Remember, when you're flying into a lot of airports, you're still an hour or more outside the city center. Most airlines will put you in a motel 8 near the hotel, not the Four Seasons in the center of the business district.

On the plus side, you can always come home with bags full of nibs of booze and hotel soap. But that's not exactly a huge perk.

Data Sheet Maps | On Musical Chicks | Rep Point Changes | Au Pairs on a Boat
Captainstabbin: "girls get more attractive with your dick in their mouth. It's science."
Spaniard88: "The "believe anything" crew contributes: "She's probably a good girl, maybe she lost her virginity to someone with AIDS and only had sex once before you met her...give her a chance.""
Reply
#25

Considering a gig as a flight attendant, anyone have any knowledge?

Gentlemen, thank you for the extensive replies, rest assured I am reading each and every one of them and will continue to follow the thread until it peters out.

My plan after college is to teach English abroad for about two years while paying some debt down, and I was tossing around working for a few years as [insert job here] either before or after that to completely finish off the debt. This is one of many jobs I've considered.
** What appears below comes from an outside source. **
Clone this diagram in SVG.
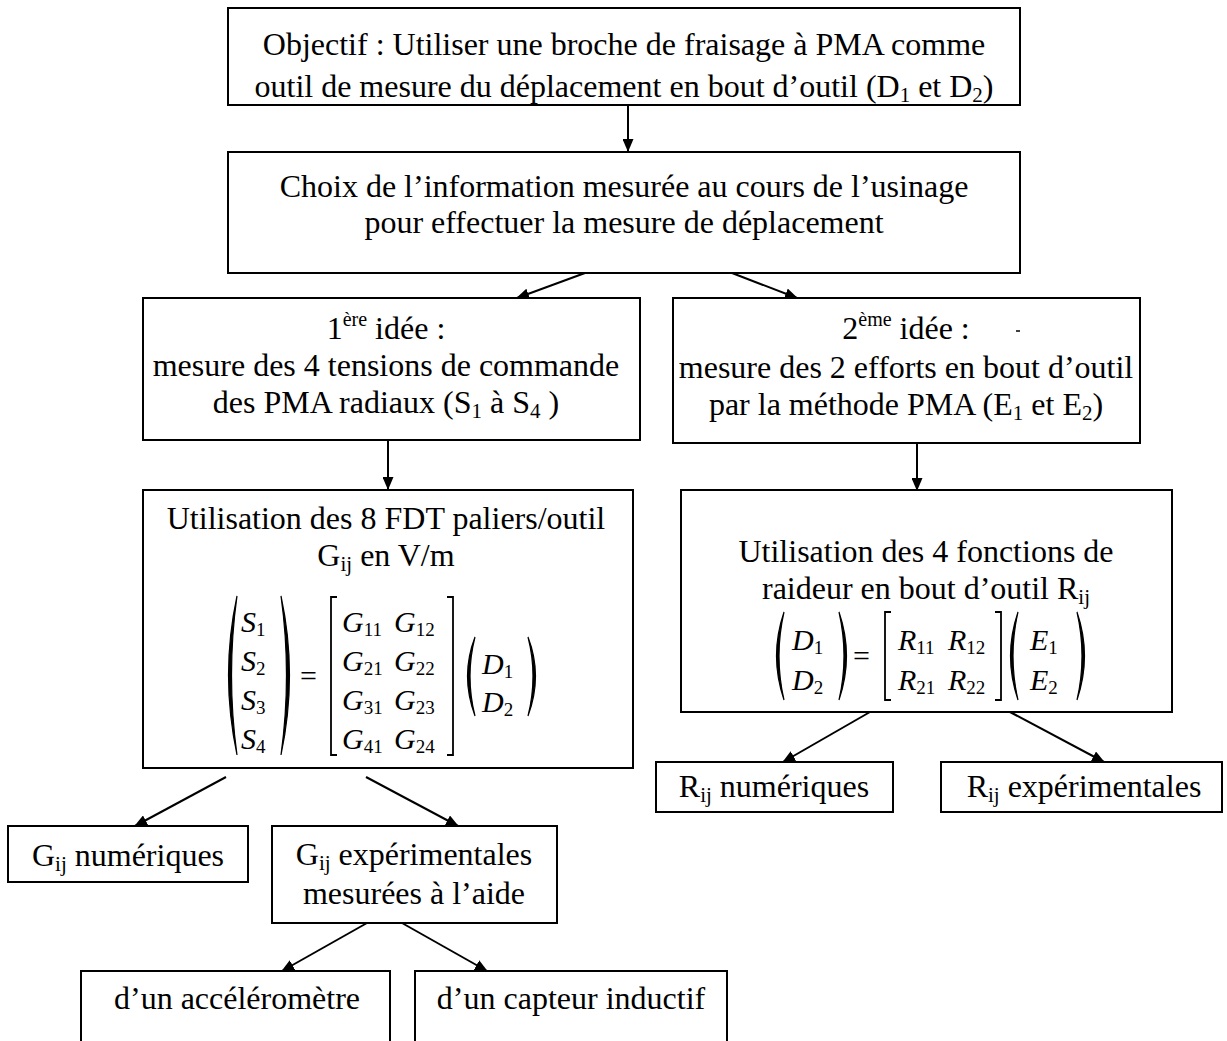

With this gig, it seems like you certainly get to hop from city to city, but you hardly control much of it, get run ragged, and work with some pretty awful people. (I also assume that if the job is THIS easy, the maturity level of the workers can't be too high either - hence the high concentration of homos and women who don't think they've hit the wall yet.)

I still haven't completely ruled it out, but I'm also in my very late 20s. I could have done a job this crappy for the unique benefits at 22, but do I really want to at this point in my life? Probably not.